Quite a bit, as it turns out, especially if you’re among the 1.7m people who are with NPower, one of the big six providers. The difference between its SVT and the cheapest deal on offer is £261 a year. It’s £245 with the Co-op and savings range from £41 to £157 with the rest.

The publication of OfGem’s table follows a meeting between Energy Secretary Greg Clark and suppliers in the wake of allegations that high priced SVTs are an example of energy industry profiteering at customers’ expense.

It is supposed to make tariffs “more transparent” and to “make it easier for customers to see how much they could save by switching tariff”.

Trouble is, it’s already fairly easy to see how much you could save. Log on to a price comparison website, tap in your details and away you go.

I’m aware that not everyone is entirely comfortable with doing that sort of thing on the web. However, something like 55 per cent of us are confident enough to bank online. Yet 66 per cent of Britons are on SVTs. Which shows that even many web savvy Brits are failing to use their skills to take advantage of the much cheaper energy deals that are on offer.

Is it because they are just bone idle? Is it their own fault that the energy industry is shafting them? Or could it be that there is something else at work? Could it be that the energy industry’s performance has been so terrible, that its reputation for mucking things up, and causing nightmares, is now so entrenched that people might simply feel that they are better off with the devil they know?

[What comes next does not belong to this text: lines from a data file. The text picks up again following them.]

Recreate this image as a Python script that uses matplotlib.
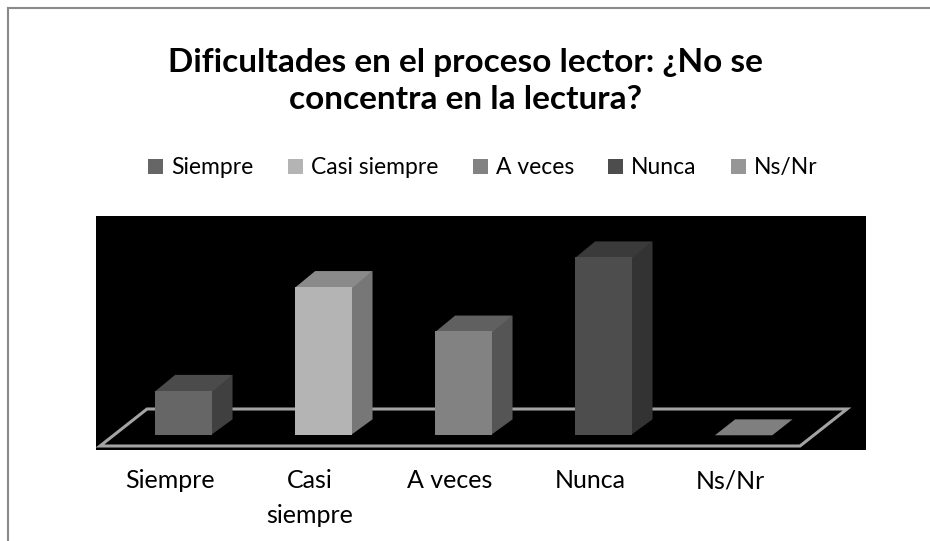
import matplotlib
matplotlib.use("Agg")
import matplotlib.pyplot as plt
from matplotlib.patches import Polygon, Patch
from matplotlib.lines import Line2D

categories = ["Siempre", "Casi siempre", "A veces", "Nunca", "Ns/Nr"]
tick_labels = ["Siempre", "Casi\nsiempre", "A veces", "Nunca", "Ns/Nr"]
values = [3, 10, 7, 12, 0]
front_colors = ["#666666", "#b4b4b4", "#828282", "#4d4d4d", "#969696"]
top_colors = ["#4b4b4b", "#8a8a8a", "#606060", "#3a3a3a", "#808080"]
side_colors = ["#404040", "#777777", "#555555", "#333333", "#6a6a6a"]
title = "Dificultades en el proceso lector: ¿No se\nconcentra en la lectura?"

FONT = "Lato"
plt.rcParams['font.family'] = [FONT, 'DejaVu Sans']

W, H = 930, 541
fig = plt.figure(figsize=(W / 100, H / 100), dpi=100)
fig.patch.set_facecolor("white")

# outer chart frame (top and left edges visible)
fig.add_artist(Line2D([8 / W, 1.0], [1 - 8 / H, 1 - 8 / H], color="#8a8a8a", lw=1.5))
fig.add_artist(Line2D([8 / W, 8 / W], [0, 1 - 8 / H], color="#8a8a8a", lw=1.5))

ax = fig.add_axes([96 / W, 1 - 450 / H, 770 / W, 234 / H])
ax.set_facecolor("black")
for s in ax.spines.values():
    s.set_visible(False)

px_x = 140.0     # pixels per category
px_y = 14.83     # pixels per value unit
DX = 47 / px_x   # full floor depth in data units
DY = 37 / px_y
f0, d = 0.29, 0.43   # bar front depth fraction, bar depth fraction
bw = 0.41

ax.set_xlim(-0.5 - 4 / px_x, -0.5 + (866 - 100) / px_x)
ax.set_ylim(-4 / px_y, (446 - 216) / px_y)

n = len(categories)
floor = Polygon([(-0.5, 0), (n - 0.5, 0), (n - 0.5 + DX, DY), (-0.5 + DX, DY)],
                closed=True, fill=False, edgecolor="#a3a3a3", lw=2.2, zorder=1)
ax.add_patch(floor)

eps = 0.012
for i, v in enumerate(values):
    xc = i + f0 * DX
    base = f0 * DY
    xl, xr = xc - bw / 2, xc + bw / 2
    top = base + v
    ox, oy = d * DX, d * DY
    if v > 0:
        ax.add_patch(Polygon([(xr - eps, base), (xr + ox, base + oy), (xr + ox, top + oy), (xr - eps, top)],
                             closed=True, facecolor=side_colors[i], edgecolor="none", zorder=2))
        ax.add_patch(Polygon([(xl, top - 0.05), (xr, top - 0.05), (xr + ox, top + oy), (xl + ox, top + oy)],
                             closed=True, facecolor=top_colors[i], edgecolor="none", zorder=2))
        ax.bar(xc, v, width=bw, bottom=base, color=front_colors[i], zorder=3, linewidth=0)
    else:
        ax.add_patch(Polygon([(xl, top), (xr, top), (xr + ox, top + oy), (xl + ox, top + oy)],
                             closed=True, facecolor="#7f7f7f", edgecolor="none", zorder=3))

ax.set_xticks(range(n))
ax.set_xticklabels(tick_labels, fontsize=18, color="black", linespacing=1.6)
ax.tick_params(axis="x", length=0, pad=14)
ax.set_yticks([])

fig.text(0.5, 1 - 81 / H, title, ha="center", va="center", fontsize=24,
         fontweight="bold", color="black", linespacing=1.3)

handles = [Patch(facecolor=c, edgecolor="none") for c in front_colors]
fig.legend(handles, categories, loc="center", bbox_to_anchor=(483 / W, 1 - 168 / H),
           ncol=n, frameon=False, fontsize=16.5, handlelength=0.65, handleheight=0.65,
           handletextpad=0.35, columnspacing=1.5)

fig.savefig("out.png", dpi=100, facecolor="white")
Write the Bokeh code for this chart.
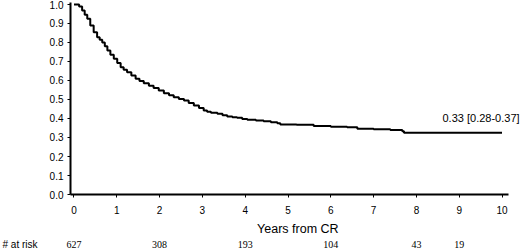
from bokeh.plotting import figure
from bokeh.models import Label, LabelSet, ColumnDataSource, FixedTicker, NumeralTickFormatter, Range1d
from bokeh.embed import file_html
from bokeh.resources import INLINE

# Kaplan-Meier curve
times = [0, 0.12, 0.19, 0.25, 0.31, 0.38, 0.46, 0.54, 0.60, 0.66, 0.72, 0.78, 0.85, 0.93,
         1.01, 1.09, 1.16, 1.24, 1.34, 1.44, 1.53, 1.63, 1.75, 1.86, 1.98, 2.10, 2.22, 2.33,
         2.45, 2.57, 2.68, 2.80, 2.92, 3.03, 3.11, 3.20, 3.35, 3.47, 3.58, 3.70, 3.81, 3.93,
         4.05, 4.25, 4.43, 4.60, 4.75, 4.82, 5.20, 5.60, 6.00, 6.38, 6.62, 7.00, 7.39, 7.67,
         7.71, 10.0]
surv = [1.0, 0.99, 0.968, 0.946, 0.925, 0.89, 0.854, 0.828, 0.815, 0.80, 0.78, 0.758, 0.736, 0.714,
        0.692, 0.67, 0.657, 0.644, 0.626, 0.609, 0.597, 0.586, 0.573, 0.561, 0.547, 0.533, 0.522, 0.512,
        0.503, 0.495, 0.482, 0.468, 0.455, 0.442, 0.435, 0.43, 0.425, 0.417, 0.41, 0.407, 0.404, 0.398,
        0.393, 0.39, 0.386, 0.38, 0.375, 0.368, 0.367, 0.36, 0.357, 0.354, 0.346, 0.343, 0.34, 0.333,
        0.325, 0.325]

x_ticks = [0, 1, 2, 3, 4, 5, 6, 7, 8, 9, 10]
y_ticks = [0.0, 0.1, 0.2, 0.3, 0.4, 0.5, 0.6, 0.7, 0.8, 0.9, 1.0]

risk_times = [0, 2, 4, 6, 8, 9]
risk_counts = ["627", "308", "193", "104", "43", "19"]

annotation_text = "0.33 [0.28-0.37]"
x_label = "Years from CR"
risk_label = "# at risk"

FONT = "Liberation Sans"

# view extents (frame covers the whole figure; axes drawn at fixed locations)
X0, X1 = -1.717, 10.432
Y0, Y1 = -0.2947, 1.021
AX_X = -0.082  # where the y axis sits

p = figure(frame_width=520, frame_height=250,
           min_border_left=0, min_border_right=0, min_border_top=0, min_border_bottom=0,
           x_range=Range1d(X0, X1), y_range=Range1d(Y0, Y1),
           output_backend="svg", toolbar_location=None, tools="")
p.outline_line_color = None
p.grid.visible = False
p.background_fill_color = "white"
p.border_fill_color = "white"

p.step(times, surv, mode="after", line_color="black", line_width=2)

xa = p.xaxis[0]
ya = p.yaxis[0]
xa.fixed_location = 0
ya.fixed_location = AX_X
xa.bounds = (AX_X, 10.16)
ya.bounds = (0, 1.01)
for ax in (xa, ya):
    ax.axis_line_width = 2
    ax.axis_line_color = "black"
    ax.major_tick_line_color = "black"
    ax.major_tick_line_width = 1
    ax.major_tick_in = 0
    ax.major_tick_out = 3
    ax.minor_tick_line_color = None
    ax.major_label_text_font = FONT
    ax.major_label_text_font_size = "10px"
    ax.major_label_text_color = "black"

xa.ticker = FixedTicker(ticks=x_ticks)
ya.ticker = FixedTicker(ticks=y_ticks)
ya.formatter = NumeralTickFormatter(format="0.0")
xa.major_label_standoff = 8
ya.major_label_standoff = 4

p.add_layout(Label(x=10.41, y=0.40, text=annotation_text,
                   text_align="right", text_baseline="middle", text_font=FONT,
                   text_font_size="11px", text_color="black"))

p.add_layout(Label(x=5.23, y=-0.179, text=x_label, text_align="center", text_baseline="middle",
                   text_font=FONT, text_font_size="12.5px", text_color="black"))

p.add_layout(Label(x=-1.67, y=-0.263, text=risk_label, text_align="left", text_baseline="middle",
                   text_font=FONT, text_font_size="10px", text_color="black"))

src = ColumnDataSource(dict(x=risk_times, y=[-0.263] * len(risk_times), t=risk_counts))
p.add_layout(LabelSet(x="x", y="y", text="t", source=src, text_align="center",
                      text_baseline="middle", text_font=FONT, text_font_size="10px",
                      text_color="black"))

open("out.html", "w").write(file_html(p, INLINE))
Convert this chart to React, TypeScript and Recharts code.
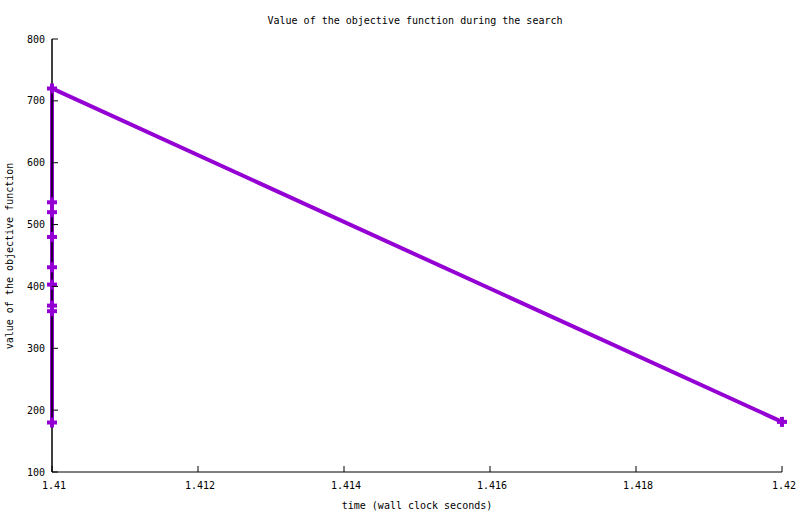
import { LineChart, Line, XAxis, YAxis, ReferenceLine } from "recharts";

// time (wall clock seconds) of each evaluation
const times = [1.41, 1.41, 1.41, 1.41, 1.41, 1.41, 1.41, 1.41, 1.41, 1.42];
// objective value at each evaluation
const objective = [180, 360, 369, 403, 431, 480, 520, 536, 720, 181];

const xTicks = [1.41, 1.412, 1.414, 1.416, 1.418, 1.42];
const yTicks = [100, 200, 300, 400, 500, 600, 700, 800];

const data = times.map((t, i) => ({ time: t, value: objective[i] }));

const FONT = "'DejaVu Sans Mono', monospace";
const PURPLE = "#9400d3";
const TICK = 6;
// plot frame edges (follow from the chart margins and axis sizes below)
const LEFT = 52;
const RIGHT = 782;
const TOP = 39;
const BOTTOM = 472;

const BottomTick = (props: any) => {
    const { x, payload } = props;
    return (
        <g>
            <line x1={x} y1={BOTTOM} x2={x} y2={BOTTOM - TICK} stroke="#000" />
            <text x={x + 2} y={BOTTOM + 17} textAnchor="middle" fontSize={10} fontFamily={FONT} fill="#000">
                {payload.value}
            </text>
        </g>
    );
};

const TopTick = (props: any) => {
    const { x } = props;
    return <line x1={x} y1={TOP} x2={x} y2={TOP + TICK} stroke="#000" />;
};

const LeftTick = (props: any) => {
    const { y, payload } = props;
    return (
        <g>
            <line x1={LEFT} y1={y} x2={LEFT + TICK} y2={y} stroke="#000" />
            <text x={45} y={y + 3.5} textAnchor="end" fontSize={10} fontFamily={FONT} fill="#000">
                {payload.value}
            </text>
        </g>
    );
};

const RightTick = (props: any) => {
    const { y } = props;
    return <line x1={RIGHT} y1={y} x2={RIGHT - TICK} y2={y} stroke="#000" />;
};

const PlusDot = (props: any) => {
    const { cx, cy, index } = props;
    if (cx == null || cy == null) return null;
    return (
        <g key={index}>
            <rect x={cx - 5} y={cy - 2} width={10} height={4} fill={PURPLE} />
            <rect x={cx - 2} y={cy - 5} width={4} height={10} fill={PURPLE} />
        </g>
    );
};

export default function App() {
    return (
        <div style={{ position: "absolute", left: 0, top: 0, background: "#fff" }}>
            <LineChart
                width={800}
                height={514}
                data={data}
                margin={{ top: 39, right: 18, bottom: 0, left: 0 }}
            >
                <XAxis
                    dataKey="time"
                    type="number"
                    domain={[1.41, 1.42]}
                    ticks={xTicks}
                    height={42}
                    tickSize={0}
                    tickMargin={0}
                    tickLine={false}
                    tick={<BottomTick />}
                    axisLine={{ stroke: "#000" }}
                />
                <XAxis
                    xAxisId="top"
                    orientation="top"
                    dataKey="time"
                    type="number"
                    domain={[1.41, 1.42]}
                    ticks={xTicks}
                    height={0}
                    tickSize={0}
                    tickMargin={0}
                    tickLine={false}
                    tick={<TopTick />}
                    axisLine={{ stroke: "#000" }}
                />
                <YAxis
                    type="number"
                    domain={[100, 800]}
                    ticks={yTicks}
                    width={52}
                    tickSize={0}
                    tickMargin={0}
                    tickLine={false}
                    tick={<LeftTick />}
                    axisLine={{ stroke: "#000" }}
                />
                <YAxis
                    yAxisId="right"
                    orientation="right"
                    type="number"
                    domain={[100, 800]}
                    ticks={yTicks}
                    width={0}
                    tickSize={0}
                    tickMargin={0}
                    tickLine={false}
                    tick={<RightTick />}
                    axisLine={{ stroke: "#000" }}
                />
                <Line
                    dataKey="value"
                    stroke={PURPLE}
                    strokeWidth={4}
                    dot={<PlusDot />}
                    activeDot={false}
                    isAnimationActive={false}
                />
                <ReferenceLine x={1.41} stroke="#000" strokeWidth={1} />
                <text x={415} y={24} textAnchor="middle" fontSize={10} fontFamily={FONT} fill="#000">
                    Value of the objective function during the search
                </text>
                <text x={417} y={509} textAnchor="middle" fontSize={10} fontFamily={FONT} fill="#000">
                    time (wall clock seconds)
                </text>
                <text
                    x={13}
                    y={256}
                    textAnchor="middle"
                    fontSize={10}
                    fontFamily={FONT}
                    fill="#000"
                    transform="rotate(-90, 13, 256)"
                >
                    value of the objective function
                </text>
            </LineChart>
        </div>
    );
}
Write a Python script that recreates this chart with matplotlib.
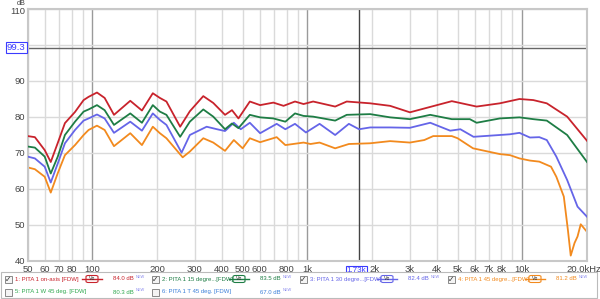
import matplotlib.pyplot as plt
import matplotlib.transforms as mtransforms
from matplotlib.patches import Rectangle, FancyBboxPatch

plt.rcParams['font.family'] = ['Liberation Sans', 'DejaVu Sans']

# --- data ---
f_red = [50, 54, 60, 64, 69, 74.5, 83, 91, 96, 105, 114, 126, 150, 170, 191, 206, 221, 256, 284, 328,
         365, 414, 446, 478, 540, 603, 695, 775, 876, 960, 1064, 1347, 1525, 1960, 2427, 3000, 4700,
         6130, 7860, 9700, 11250, 13000, 16170, 20000]
db_red = [74.7, 74.4, 70.8, 67.5, 72.8, 78.3, 81.4, 84.7, 85.6, 86.8, 85.3, 80.6, 84.5, 81.8, 86.6, 85.3,
          84.3, 77.3, 81.6, 85.8, 83.9, 80.6, 81.9, 79.6, 84.3, 83.3, 84.0, 83.1, 84.3, 83.6, 84.3, 82.9,
          84.3, 83.8, 83.1, 81.3, 84.4, 82.9, 83.8, 85.0, 84.7, 83.8, 80.1, 73.4]

f_green = [50, 54, 60, 64, 69, 74.5, 83, 91, 96, 105, 114, 126, 150, 170, 191, 206, 221, 256, 284, 328,
           365, 414, 446, 478, 540, 603, 695, 790, 876, 960, 1064, 1347, 1525, 1960, 2427, 3000, 3730,
           4700, 5700, 6130, 7860, 9700, 11250, 13000, 16170, 20000]
db_green = [71.8, 71.5, 69.0, 64.3, 69.0, 75.0, 78.7, 81.5, 82.1, 83.3, 81.9, 77.8, 81.0, 78.4, 83.3, 81.5,
            80.6, 74.5, 78.7, 82.1, 80.1, 76.6, 78.2, 76.9, 80.6, 79.9, 79.6, 78.7, 81.0, 80.3, 80.1, 79.0,
            80.6, 80.8, 79.9, 79.4, 80.6, 79.4, 79.4, 78.4, 79.6, 79.9, 79.4, 79.0, 75.0, 67.5]

f_blue = [50, 54, 60, 64, 69, 74.5, 83, 91, 96, 105, 114, 126, 150, 170, 191, 206, 221, 260, 284, 340,
          380, 414, 455, 490, 540, 603, 720, 790, 876, 985, 1140, 1347, 1560, 1740, 1960, 2427, 3000,
          3730, 4620, 5150, 5930, 7860, 8770, 9700, 10850, 12000, 13000, 14400, 16170, 18070, 20000]
db_blue = [69.0, 68.5, 66.2, 61.8, 67.1, 72.7, 76.4, 79.0, 79.6, 80.7, 79.6, 75.6, 78.7, 76.2, 81.0, 79.2,
           77.8, 70.1, 75.0, 77.3, 76.6, 76.1, 78.4, 76.6, 78.4, 75.5, 78.1, 76.6, 78.1, 75.7, 78.1, 75.0,
           78.1, 76.6, 77.1, 77.1, 77.0, 78.4, 76.2, 76.6, 74.5, 75.0, 75.2, 75.6, 74.3, 74.4, 73.6, 69.0,
           62.5, 55.1, 52.3]

f_orange = [50, 54, 60, 64, 69, 74.5, 83, 91, 96, 105, 114, 126, 150, 170, 191, 206, 221, 263, 284, 328,
            365, 414, 455, 500, 540, 603, 720, 790, 960, 1035, 1140, 1347, 1560, 1960, 2427, 3000, 3500,
            3850, 4700, 5000, 5900, 7860, 8770, 9700, 10850, 12000, 13600, 14400, 15600, 16300, 16800,
            17500, 18070, 18700, 20000]
db_orange = [66.0, 65.5, 63.4, 59.0, 64.4, 69.4, 72.2, 75.0, 76.4, 77.6, 76.4, 71.9, 75.5, 72.2, 77.3, 75.5,
             74.1, 68.8, 70.4, 74.1, 72.9, 70.6, 73.6, 71.3, 74.1, 73.0, 74.4, 72.2, 72.9, 72.5, 72.9, 71.3,
             72.5, 72.7, 73.3, 72.9, 73.6, 74.7, 74.7, 74.1, 71.3, 69.7, 69.4, 68.5, 67.9, 67.6, 66.2, 63.4,
             57.9, 48.6, 41.5, 45.0, 46.8, 50.2, 48.1]

tick_freqs = [50, 60, 70, 80, 100, 200, 300, 400, 500, 600, 800, 1000, 2000, 3000, 4000, 5000, 6000,
              7000, 8000, 10000, 20000]
tick_labels = ["50", "60", "70", "80", "100", "200", "300", "400", "500", "600", "800", "1k", "2k", "3k",
               "4k", "5k", "6k", "7k", "8k", "10k", "20.0kHz"]
grid_freqs = [50, 60, 70, 80, 90, 200, 300, 400, 500, 600, 700, 800, 900, 2000, 3000, 4000, 5000, 6000,
              7000, 8000, 9000, 20000]
decades = [100, 1000, 10000]
y_ticks = [40, 50, 60, 70, 80, 90, 110]

cursor_db = 99.3
cursor_f = 1730

legend_row1 = [("1: PITA 1 on-axis [FDW]", "84.0 dB", "#c8232c", True),
               ("2: PITA 1 15 degre...[FDW]", "83.5 dB", "#1e7d45", True),
               ("3: PITA 1 30 degre...[FDW]", "82.4 dB", "#6565e8", True),
               ("4: PITA 1 45 degre...[FDW]", "81.2 dB", "#f28a1e", True)]
legend_row2 = [("5: PITA 1 W 45 deg. [FDW]", "80.3 dB", "#2fa84f", False),
               ("6: PITA 1 T 45 deg. [FDW]", "67.0 dB", "#3a7fd8", False)]

# --- figure ---
fig = plt.figure(figsize=(6.0, 2.99), dpi=100)
W, H = 600.0, 299.0
ax = fig.add_axes([27.7 / W, 1 - 261 / H, (587 - 27.7) / W, (261 - 9) / H])
ax.set_xscale('log')
ax.set_xlim(50, 20000)
ax.set_ylim(40, 110)

for g in grid_freqs:
    ax.axvline(g, color="#dadada", lw=1.0, zorder=0)
for d in decades:
    ax.axvline(d, color="#9a9a9a", lw=1.0, zorder=0)
for y in range(40, 111, 10):
    ax.axhline(y, color="#dadada", lw=1.0, zorder=0)

ax.axhline(cursor_db, color="#666666", lw=1.0, zorder=1)
ax.axvline(cursor_f, color="#444444", lw=1.0, zorder=1)

ax.plot(f_red, db_red, color="#c8232c", lw=1.3, zorder=5)
ax.plot(f_green, db_green, color="#1e7d45", lw=1.3, zorder=4)
ax.plot(f_blue, db_blue, color="#6565e8", lw=1.3, zorder=3)
ax.plot(f_orange, db_orange, color="#f28a1e", lw=1.3, zorder=2)

ax.set_xticks(tick_freqs)
ax.set_xticklabels(tick_labels)
ax.minorticks_off()
ax.set_yticks(y_ticks)
ax.tick_params(length=0, labelsize=6.8, labelcolor="#444444", pad=3)
ax.tick_params(axis='y', pad=2)
for s in ax.spines.values():
    s.set_color("#c8c8c8")
    s.set_linewidth(1.5)
# last label ends near the right edge, like the reference
lab = ax.get_xticklabels()[-1]
lab.set_horizontalalignment('right')
lab.set_transform(lab.get_transform() + mtransforms.ScaledTranslation(10 / 72, 0, fig.dpi_scale_trans))
# "2k" nudged right a hair so the cursor box does not cover it
lab2k = ax.get_xticklabels()[12]
lab2k.set_transform(lab2k.get_transform() + mtransforms.ScaledTranslation(1.5 / 72, 0, fig.dpi_scale_trans))
# top y label sits a touch lower so the "dB" unit fits above it
top = ax.get_yticklabels()[-1]
top.set_transform(top.get_transform() + mtransforms.ScaledTranslation(0, -1.2 / 72, fig.dpi_scale_trans))

fig.text(21 / W, 1 - 0 / H, "dB", ha='center', va='top', fontsize=5.2, color="#444444")

# cursor read-outs
ax.text(-0.004, cursor_db, "99.3", transform=ax.get_yaxis_transform(), ha='right', va='center',
        fontsize=6.8, color="#3b3bff",
        bbox=dict(boxstyle="square,pad=0.12", fc="white", ec="#3b3bff", lw=0.8))
ck = ax.text(cursor_f, -0.022, "1.73k", transform=ax.get_xaxis_transform(), ha='center', va='top',
             fontsize=5.8, color="#3b3bff",
             bbox=dict(boxstyle="square,pad=0.08", fc="white", ec="#3b3bff", lw=0.8))
ck.set_transform(ck.get_transform() + mtransforms.ScaledTranslation(-1.5 / 72, 0, fig.dpi_scale_trans))

# --- legend panel ---
fig.patches.append(Rectangle((1 / W, 1 - 298 / H), 596 / W, 26 / H, transform=fig.transFigure,
                             fc="white", ec="#bbbbbb", lw=0.8))


def fx(x):
    return x / W


def fy(y):
    return 1 - y / H


def entry(x0, y, name, level, color, checked, vbox):
    fig.patches.append(Rectangle((fx(x0), fy(y + 3.5)), 7 / W, 7 / H, transform=fig.transFigure,
                                 fc="#f4f4f4", ec="#777777", lw=0.6))
    if checked:
        fig.text(fx(x0 + 3.5), fy(y), "\u2713", ha='center', va='center', fontsize=5.5, color="#333333",
                 family='DejaVu Sans')
    fig.text(fx(x0 + 10), fy(y), name, ha='left', va='center', fontsize=4.3, color=color)
    if vbox:
        vx = x0 + 77
        fig.lines.append(plt.Line2D([fx(vx), fx(vx + 20)], [fy(y), fy(y)], transform=fig.transFigure,
                                    color=color, lw=1.0))
        fig.patches.append(FancyBboxPatch((fx(vx + 4), fy(y + 3.5)), 12 / W, 7 / H,
                                          boxstyle="round,pad=0,rounding_size=0.004",
                                          transform=fig.transFigure, fc="white", ec=color, lw=0.8))
        fig.text(fx(vx + 10), fy(y), "V\u2261", ha='center', va='center', fontsize=3.6, color="#333333")
    fig.text(fx(x0 + 108), fy(y), level, ha='left', va='center', fontsize=4.3, color=color)
    fig.text(fx(x0 + 131), fy(y - 2), "NEW", ha='left', va='center', fontsize=2.8, color="#8888ee")


row1_x = [5, 152, 300, 448]
for (name, level, color, chk), x0 in zip(legend_row1, row1_x):
    entry(x0, 279, name, level, color, chk, True)
row2_x = [5, 152]
for (name, level, color, chk), x0 in zip(legend_row2, row2_x):
    entry(x0, 292, name, level, color, chk, False)

fig.savefig("out.png", dpi=100)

What, I can get a better tariff with my devil? But which tariff would that be? And you are, of course, assuming I can actually get through to my supplier to get myself on to it. And that it won’t muck up my bills in the process. You know what, I’ll take the hit and sit tight.

Faced with that, the fond hopes of Government that OfGem’s table will change things, and take some of the heat out of the energy debate, are all too likely to be dashed.

It might have an impact at the margins. There might be a few people who save a few quid. But “few” is likely to be the operative word.

To bring meaningful change to this industry it requires something rather more substantive than a table of prices. If the industry is profiteering, as has been claimed, there probably ought to be more substantive action taken.

The general perception that the industry is a shark filled mess didn’t emerge from out of a vacuum. A price comparison table isn’t likely to change it.